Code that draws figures

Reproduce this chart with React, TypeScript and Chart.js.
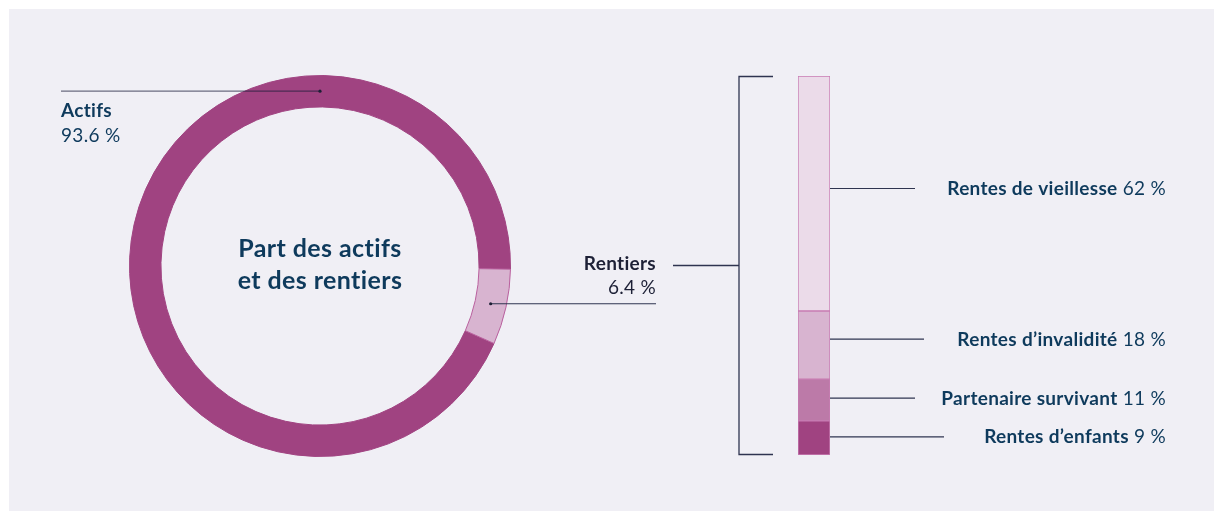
import React, { useEffect, useRef } from 'react';
import { Chart, registerables } from 'chart.js';

Chart.register(...registerables);

// ---- data ----
const ringCategories = ['Actifs', 'Rentiers'];
const ringValues = [93.6, 6.4];
const ringColors = ['#a04381', '#d8b4d0'];
const ringBorders = ['#a04381', '#b9609e'];

const barCategories = ['Rentes de vieillesse', 'Rentes d\u2019invalidité', 'Partenaire survivant', 'Rentes d\u2019enfants'];
const barValues = [62, 18, 11, 9];
const barColors = ['#ebdbe9', '#d8b4d0', '#bc7aa8', '#a04381'];

const titleLines = ['Part des actifs', 'et des rentiers'];

// ---- style / layout ----
const W = 1214;
const H = 511;
const TEXT = '#0e3a5c';
const LINE = '#2f3450';
const FONT = 'Lato, "Open Sans", sans-serif';
const LS = '0.3px';
const labelLineOffsets = [-5, -6, -2, -1];
const labelLineEnds = [915, 924, 915, 944];

const fmt = (v: number) => `${v} %`;

function dot(ctx: CanvasRenderingContext2D, x: number, y: number) {
  ctx.beginPath();
  ctx.arc(x, y, 1.6, 0, Math.PI * 2);
  ctx.fillStyle = '#1d2036';
  ctx.fill();
}

const ringPlugin = {
  id: 'ringAnnotations',
  afterDraw(chart: any) {
    const ctx: any = chart.ctx;
    const meta = chart.getDatasetMeta(0);
    const a0 = meta.data[0];
    const a1 = meta.data[1];
    const cx = a0.x;
    const cy = a0.y;
    const midR = (a0.innerRadius + a0.outerRadius) / 2;
    ctx.save();
    ctx.letterSpacing = '0.4px';
    // centre title
    ctx.fillStyle = TEXT;
    ctx.font = `bold 25px ${FONT}`;
    ctx.textAlign = 'center';
    ctx.textBaseline = 'alphabetic';
    ctx.fillText(titleLines[0], cx, cy - 9);
    ctx.fillText(titleLines[1], cx, cy + 23);
    ctx.letterSpacing = LS;

    // Actifs
    const ay = cy - midR;
    ctx.strokeStyle = 'rgba(25,28,55,0.62)';
    ctx.lineWidth = 1.2;
    ctx.beginPath();
    ctx.moveTo(61, ay);
    ctx.lineTo(cx, ay);
    ctx.stroke();
    dot(ctx, cx, ay);
    ctx.textAlign = 'left';
    ctx.fillStyle = TEXT;
    ctx.font = `bold 19px ${FONT}`;
    ctx.fillText(ringCategories[0], 61, ay + 26);
    ctx.font = `19px ${FONT}`;
    ctx.fillText(fmt(ringValues[0]), 61, ay + 51);

    // Rentiers
    const p = a1.getCenterPoint();
    ctx.strokeStyle = LINE;
    ctx.lineWidth = 1.2;
    ctx.beginPath();
    ctx.moveTo(p.x, p.y);
    ctx.lineTo(656, p.y);
    ctx.stroke();
    dot(ctx, p.x, p.y);
    ctx.textAlign = 'right';
    ctx.font = `bold 19px ${FONT}`;
    ctx.fillText(ringCategories[1], 656, p.y - 34);
    ctx.font = `19px ${FONT}`;
    ctx.fillText(fmt(ringValues[1]), 656, p.y - 10);
    ctx.restore();
  },
};

const barPlugin = {
  id: 'barAnnotations',
  afterDraw(chart: any) {
    const ctx: any = chart.ctx;
    const area = chart.chartArea;
    ctx.save();
    ctx.letterSpacing = LS;
    ctx.strokeStyle = LINE;
    ctx.lineWidth = 1.3;
    // bracket
    const bx = area.left - 59;
    ctx.beginPath();
    ctx.moveTo(bx + 34, area.top + 0.5);
    ctx.lineTo(bx, area.top + 0.5);
    ctx.lineTo(bx, area.bottom - 0.5);
    ctx.lineTo(bx + 34, area.bottom - 0.5);
    ctx.stroke();
    const my = (area.top + area.bottom) / 2;
    ctx.beginPath();
    ctx.moveTo(673, my);
    ctx.lineTo(bx, my);
    ctx.stroke();

    const right = 1166;
    chart.data.datasets.forEach((ds: any, di: number) => {
      const el = chart.getDatasetMeta(di).data[0];
      const idx = ds.catIndex;
      const y = (el.y + el.base) / 2 + labelLineOffsets[idx];
      ctx.font = `19px ${FONT}`;
      const valTxt = ' ' + fmt(barValues[idx]);
      const vw = ctx.measureText(valTxt).width;
      ctx.font = `bold 19px ${FONT}`;
      const nw = ctx.measureText(barCategories[idx]).width;
      const textLeft = right - vw - nw;
      ctx.strokeStyle = LINE;
      ctx.lineWidth = 1.2;
      ctx.beginPath();
      ctx.moveTo(el.x + el.width / 2, y);
      ctx.lineTo(labelLineEnds[idx], y);
      ctx.stroke();
      ctx.fillStyle = TEXT;
      ctx.textAlign = 'left';
      ctx.textBaseline = 'alphabetic';
      ctx.fillText(barCategories[idx], textLeft, y + 6.5);
      ctx.font = `19px ${FONT}`;
      ctx.fillText(valTxt, textLeft + nw, y + 6.5);
    });
    ctx.restore();
  },
};

export default function App() {
  const ringRef = useRef<HTMLCanvasElement>(null);
  const barRef = useRef<HTMLCanvasElement>(null);

  useEffect(() => {
    const ring = new Chart(ringRef.current!, {
      type: 'doughnut',
      data: {
        labels: ringCategories,
        datasets: [
          {
            data: ringValues,
            backgroundColor: ringColors,
            borderColor: ringBorders,
            borderWidth: 1,
          },
        ],
      },
      options: {
        animation: false,
        responsive: false,
        cutout: '83.5%',
        rotation: 114,
        layout: { padding: { left: 129, top: 75, right: W - 129 - 382, bottom: H - 75 - 382 } },
        plugins: { legend: { display: false }, tooltip: { enabled: false } },
        events: [],
      },
      plugins: [ringPlugin],
    } as any);

    const order = [3, 2, 1, 0];
    const bar = new Chart(barRef.current!, {
      type: 'bar',
      data: {
        labels: ['Rentiers'],
        datasets: order.map((i) => ({
          label: barCategories[i],
          catIndex: i,
          data: [barValues[i]],
          backgroundColor: barColors[i],
          borderColor: '#c87cb3',
          borderWidth: 1,
          borderSkipped: false,
          barPercentage: 1,
          categoryPercentage: 1,
        })),
      },
      options: {
        animation: false,
        responsive: false,
        layout: { padding: { left: 798, top: 76, right: W - 830, bottom: H - 455 } },
        scales: {
          x: { display: false, stacked: true },
          y: { display: false, stacked: true, min: 0, max: 100 },
        },
        plugins: { legend: { display: false }, tooltip: { enabled: false } },
        events: [],
      },
      plugins: [barPlugin],
    } as any);

    return () => {
      ring.destroy();
      bar.destroy();
    };
  }, []);

  return (
    <div style={{ position: 'absolute', left: 0, top: 0, width: W, height: H, background: '#ffffff', overflow: 'hidden' }}>
      <div style={{ position: 'absolute', left: 9, top: 9, width: W - 9, height: H - 9, background: '#f0eff5' }} />
      <canvas ref={ringRef} width={W} height={H} style={{ position: 'absolute', left: 0, top: 0, width: W, height: H }} />
      <canvas ref={barRef} width={W} height={H} style={{ position: 'absolute', left: 0, top: 0, width: W, height: H }} />
    </div>
  );
}
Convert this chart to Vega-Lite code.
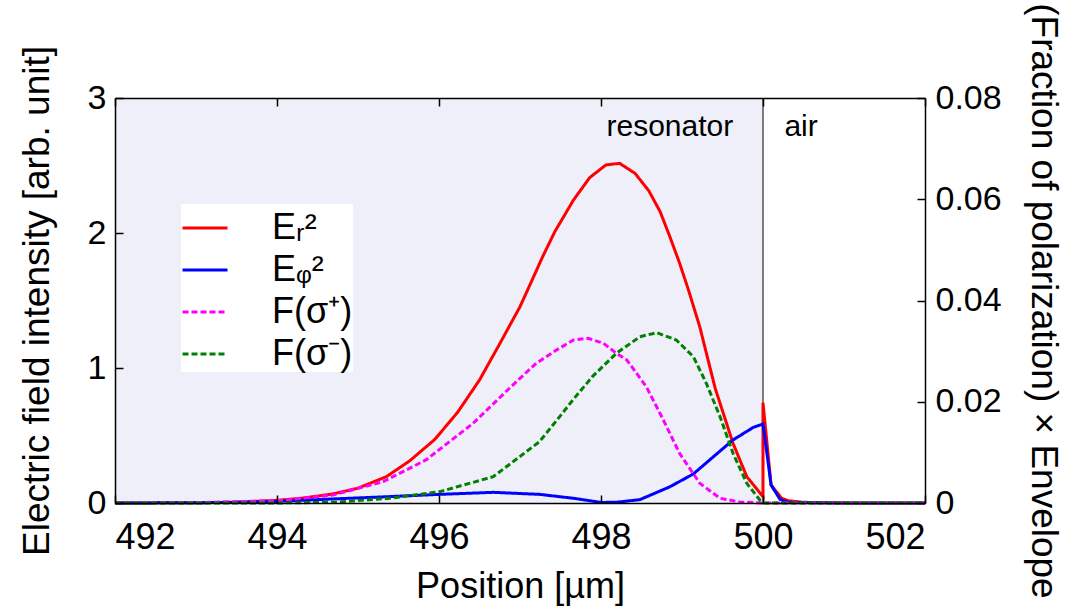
{
  "$schema": "https://vega.github.io/schema/vega-lite/v6.json",
  "width": 810,
  "height": 405,
  "autosize": {"type": "none"},
  "padding": {"left": 115, "top": 98, "right": 144, "bottom": 111},
  "background": "white",
  "config": {
    "font": "Liberation Sans",
    "view": {"stroke": null},
    "axis": {
      "domainColor": "black", "domainWidth": 1.5, "tickColor": "black", "tickWidth": 1.5,
      "grid": false, "labelColor": "black", "titleColor": "black", "titleFontWeight": "normal",
      "labelFontSize": 34, "titleFontSize": 37, "labelFont": "Liberation Sans", "titleFont": "Liberation Sans"
    }
  },
  "datasets": {
    "curves": [
      {"series": "Eᵣ²", "x": 492.0, "v": 0.0},
      {"series": "Eᵣ²", "x": 492.5, "v": 0.001},
      {"series": "Eᵣ²", "x": 493.0, "v": 0.002},
      {"series": "Eᵣ²", "x": 493.5, "v": 0.006},
      {"series": "Eᵣ²", "x": 494.0, "v": 0.02},
      {"series": "Eᵣ²", "x": 494.3, "v": 0.035},
      {"series": "Eᵣ²", "x": 494.69, "v": 0.067},
      {"series": "Eᵣ²", "x": 495.0, "v": 0.11},
      {"series": "Eᵣ²", "x": 495.35, "v": 0.195},
      {"series": "Eᵣ²", "x": 495.64, "v": 0.313},
      {"series": "Eᵣ²", "x": 495.95, "v": 0.472},
      {"series": "Eᵣ²", "x": 496.23, "v": 0.672},
      {"series": "Eᵣ²", "x": 496.5, "v": 0.911},
      {"series": "Eᵣ²", "x": 496.73, "v": 1.158},
      {"series": "Eᵣ²", "x": 497.0, "v": 1.454},
      {"series": "Eᵣ²", "x": 497.14, "v": 1.639},
      {"series": "Eᵣ²", "x": 497.28, "v": 1.825},
      {"series": "Eᵣ²", "x": 497.43, "v": 2.01},
      {"series": "Eᵣ²", "x": 497.66, "v": 2.244},
      {"series": "Eᵣ²", "x": 497.86, "v": 2.41},
      {"series": "Eᵣ²", "x": 498.06, "v": 2.504},
      {"series": "Eᵣ²", "x": 498.23, "v": 2.516},
      {"series": "Eᵣ²", "x": 498.42, "v": 2.442},
      {"series": "Eᵣ²", "x": 498.59, "v": 2.313},
      {"series": "Eᵣ²", "x": 498.73, "v": 2.158},
      {"series": "Eᵣ²", "x": 498.85, "v": 1.973},
      {"series": "Eᵣ²", "x": 498.97, "v": 1.777},
      {"series": "Eᵣ²", "x": 499.08, "v": 1.578},
      {"series": "Eᵣ²", "x": 499.22, "v": 1.304},
      {"series": "Eᵣ²", "x": 499.41, "v": 0.849},
      {"series": "Eᵣ²", "x": 499.63, "v": 0.442},
      {"series": "Eᵣ²", "x": 499.8, "v": 0.195},
      {"series": "Eᵣ²", "x": 500.0, "v": 0.047},
      {"series": "Eᵣ²", "x": 500.0, "v": 0.743},
      {"series": "Eᵣ²", "x": 500.1, "v": 0.133},
      {"series": "Eᵣ²", "x": 500.23, "v": 0.035},
      {"series": "Eᵣ²", "x": 500.31, "v": 0.017},
      {"series": "Eᵣ²", "x": 500.5, "v": 0.005},
      {"series": "Eᵣ²", "x": 501.0, "v": 0.001},
      {"series": "Eᵣ²", "x": 502.0, "v": 0.0},

      {"series": "Eᵩ²", "x": 492.0, "v": 0.0},
      {"series": "Eᵩ²", "x": 493.0, "v": 0.002},
      {"series": "Eᵩ²", "x": 493.54, "v": 0.005},
      {"series": "Eᵩ²", "x": 494.0, "v": 0.012},
      {"series": "Eᵩ²", "x": 494.69, "v": 0.03},
      {"series": "Eᵩ²", "x": 495.3, "v": 0.045},
      {"series": "Eᵩ²", "x": 496.01, "v": 0.064},
      {"series": "Eᵩ²", "x": 496.67, "v": 0.079},
      {"series": "Eᵩ²", "x": 497.24, "v": 0.064},
      {"series": "Eᵩ²", "x": 497.66, "v": 0.035},
      {"series": "Eᵩ²", "x": 498.0, "v": 0.004},
      {"series": "Eᵩ²", "x": 498.2, "v": 0.006},
      {"series": "Eᵩ²", "x": 498.48, "v": 0.025},
      {"series": "Eᵩ²", "x": 498.85, "v": 0.12},
      {"series": "Eᵩ²", "x": 499.14, "v": 0.215},
      {"series": "Eᵩ²", "x": 499.34, "v": 0.318},
      {"series": "Eᵩ²", "x": 499.63, "v": 0.467},
      {"series": "Eᵩ²", "x": 499.88, "v": 0.56},
      {"series": "Eᵩ²", "x": 500.0, "v": 0.585},
      {"series": "Eᵩ²", "x": 500.1, "v": 0.133},
      {"series": "Eᵩ²", "x": 500.21, "v": 0.027},
      {"series": "Eᵩ²", "x": 500.31, "v": 0.005},
      {"series": "Eᵩ²", "x": 501.0, "v": 0.0},
      {"series": "Eᵩ²", "x": 502.0, "v": 0.0},

      {"series": "F(σ⁺)", "x": 492.0, "v": 0.0},
      {"series": "F(σ⁺)", "x": 493.0, "v": 0.00008},
      {"series": "F(σ⁺)", "x": 494.0, "v": 0.00045},
      {"series": "F(σ⁺)", "x": 494.69, "v": 0.00157},
      {"series": "F(σ⁺)", "x": 495.31, "v": 0.00421},
      {"series": "F(σ⁺)", "x": 495.84, "v": 0.00851},
      {"series": "F(σ⁺)", "x": 496.42, "v": 0.01573},
      {"series": "F(σ⁺)", "x": 496.87, "v": 0.02267},
      {"series": "F(σ⁺)", "x": 497.2, "v": 0.0276},
      {"series": "F(σ⁺)", "x": 497.45, "v": 0.03021},
      {"series": "F(σ⁺)", "x": 497.66, "v": 0.03219},
      {"series": "F(σ⁺)", "x": 497.84, "v": 0.03253},
      {"series": "F(σ⁺)", "x": 498.03, "v": 0.03155},
      {"series": "F(σ⁺)", "x": 498.19, "v": 0.02957},
      {"series": "F(σ⁺)", "x": 498.32, "v": 0.02824},
      {"series": "F(σ⁺)", "x": 498.56, "v": 0.02296},
      {"series": "F(σ⁺)", "x": 498.77, "v": 0.0164},
      {"series": "F(σ⁺)", "x": 498.97, "v": 0.00981},
      {"series": "F(σ⁺)", "x": 499.22, "v": 0.00389},
      {"series": "F(σ⁺)", "x": 499.47, "v": 0.00093},
      {"series": "F(σ⁺)", "x": 499.71, "v": 0.00021},
      {"series": "F(σ⁺)", "x": 500.0, "v": 0.0},
      {"series": "F(σ⁺)", "x": 502.0, "v": 0.0},

      {"series": "F(σ⁻)", "x": 492.0, "v": 0.0},
      {"series": "F(σ⁻)", "x": 494.0, "v": 0.00001},
      {"series": "F(σ⁻)", "x": 494.69, "v": 0.00013},
      {"series": "F(σ⁻)", "x": 495.39, "v": 0.00093},
      {"series": "F(σ⁻)", "x": 496.01, "v": 0.00224},
      {"series": "F(σ⁻)", "x": 496.67, "v": 0.0052},
      {"series": "F(σ⁻)", "x": 497.24, "v": 0.01211},
      {"series": "F(σ⁻)", "x": 497.49, "v": 0.01707},
      {"series": "F(σ⁻)", "x": 497.66, "v": 0.0205},
      {"series": "F(σ⁻)", "x": 497.9, "v": 0.02507},
      {"series": "F(σ⁻)", "x": 498.19, "v": 0.02957},
      {"series": "F(σ⁻)", "x": 498.48, "v": 0.03285},
      {"series": "F(σ⁻)", "x": 498.69, "v": 0.03363},
      {"series": "F(σ⁻)", "x": 498.93, "v": 0.03219},
      {"series": "F(σ⁻)", "x": 499.14, "v": 0.02891},
      {"series": "F(σ⁻)", "x": 499.3, "v": 0.02365},
      {"series": "F(σ⁻)", "x": 499.47, "v": 0.01704},
      {"series": "F(σ⁻)", "x": 499.63, "v": 0.00981},
      {"series": "F(σ⁻)", "x": 499.8, "v": 0.00389},
      {"series": "F(σ⁻)", "x": 499.96, "v": 0.00059},
      {"series": "F(σ⁻)", "x": 500.0, "v": 0.0},
      {"series": "F(σ⁻)", "x": 502.0, "v": 0.0}
    ]
  },
  "layer": [
    {
      "layer": [
        {
          "data": {"values": [{"start": 492, "end": 500}]},
          "mark": {"type": "rect", "color": "#eeeff8"},
          "encoding": {
            "x": {"field": "start", "type": "quantitative", "title": "Position [µm]",
              "scale": {"domain": [492, 502], "nice": false, "zero": false},
              "axis": {"orient": "bottom", "zindex": 2, "ticks": true, "values": [492, 494, 496, 498, 500, 502], "format": "d", "tickSize": -8, "labelPadding": 25, "labelFontSize": 36, "titlePadding": 14, "titleFontSize": 36}},
            "x2": {"field": "end"}
          }
        },
        {
          "data": {"values": [{"boundary": 500}]},
          "mark": {"type": "rule", "color": "black", "strokeWidth": 1},
          "encoding": {"x": {"field": "boundary", "type": "quantitative", "title": "Position [µm]"}}
        },
        {
          "data": {"name": "curves"},
          "transform": [{"filter": "datum.series === 'Eᵣ²' || datum.series === 'Eᵩ²'"}],
          "mark": {"type": "line", "strokeWidth": 3},
          "encoding": {
            "x": {"field": "x", "type": "quantitative", "title": "Position [µm]"},
            "y": {"field": "v", "type": "quantitative", "title": "Electric field intensity [arb. unit]",
              "scale": {"domain": [0, 3], "nice": false},
              "axis": {"orient": "left", "zindex": 2, "ticks": true, "values": [0, 1, 2, 3], "format": "d", "tickSize": -8, "labelPadding": 17, "titlePadding": 31}},
            "order": {"value": null},
            "color": {"field": "series", "type": "nominal",
              "scale": {"domain": ["Eᵣ²", "Eᵩ²", "F(σ⁺)", "F(σ⁻)"], "range": ["#ff0000", "#0000ff", "#ff00ff", "#008000"]},
              "legend": {"title": null, "orient": "none", "legendX": 66, "legendY": 106, "fillColor": "white", "padding": 0,
                "symbolType": "stroke", "symbolSize": 2025, "symbolStrokeWidth": 3, "labelFontSize": 36, "labelOffset": 43,
                "rowPadding": -6, "labelColor": "black", "labelFont": "Liberation Sans"}},
            "strokeDash": {"field": "series", "type": "nominal",
              "scale": {"domain": ["Eᵣ²", "Eᵩ²", "F(σ⁺)", "F(σ⁻)"], "range": [[1, 0], [1, 0], [6, 3], [6, 3]]},
              "legend": {"title": null, "orient": "none", "legendX": 66, "legendY": 106, "fillColor": "white", "padding": 0,
                "symbolType": "stroke", "symbolSize": 2025, "symbolStrokeWidth": 3, "labelFontSize": 36, "labelOffset": 43,
                "rowPadding": -6, "labelColor": "black", "labelFont": "Liberation Sans"}}
          }
        },
        {
          "data": {"values": [{"label": "resonator", "x": 498.85, "v": 2.785}, {"label": "air", "x": 500.47, "v": 2.785}]},
          "mark": {"type": "text", "fontSize": 30, "align": "center", "baseline": "middle", "color": "black", "font": "Liberation Sans"},
          "encoding": {
            "x": {"field": "x", "type": "quantitative", "title": "Position [µm]"},
            "y": {"field": "v", "type": "quantitative", "title": "Electric field intensity [arb. unit]"},
            "text": {"field": "label"}
          }
        }
      ]
    },
    {
      "data": {"name": "curves"},
      "transform": [{"filter": "datum.series === 'F(σ⁺)' || datum.series === 'F(σ⁻)'"}],
      "mark": {"type": "line", "strokeWidth": 3},
      "encoding": {
        "x": {"field": "x", "type": "quantitative", "title": null,
          "axis": {"orient": "top", "zindex": 2, "ticks": true, "values": [492, 494, 496, 498, 500, 502], "tickSize": -8, "labels": false, "title": null}},
        "y": {"field": "v", "type": "quantitative", "title": "(Fraction of polarization) × Envelope",
          "scale": {"domain": [0, 0.08], "nice": false},
          "axis": {"orient": "right", "zindex": 2, "ticks": true, "values": [0, 0.02, 0.04, 0.06, 0.08], "format": ".2~f", "tickSize": -8, "labelPadding": 18, "titlePadding": 22, "titleAngle": 90}},
        "order": {"value": null},
        "color": {"field": "series", "type": "nominal"},
        "strokeDash": {"field": "series", "type": "nominal"}
      }
    }
  ],
  "resolve": {"scale": {"y": "independent"}, "axis": {"x": "independent", "y": "independent"}}
}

**What you need to do:**
Give back exactly the lines from the top of the records to the line containing "Chart.register(...registerables);", both included, and no pictures.

**Solution to the problem:**
Reproduce this chart with React, TypeScript and Chart.js.
import React, { useEffect, useRef } from 'react';
import { Chart, registerables } from 'chart.js';

Chart.register(...registerables);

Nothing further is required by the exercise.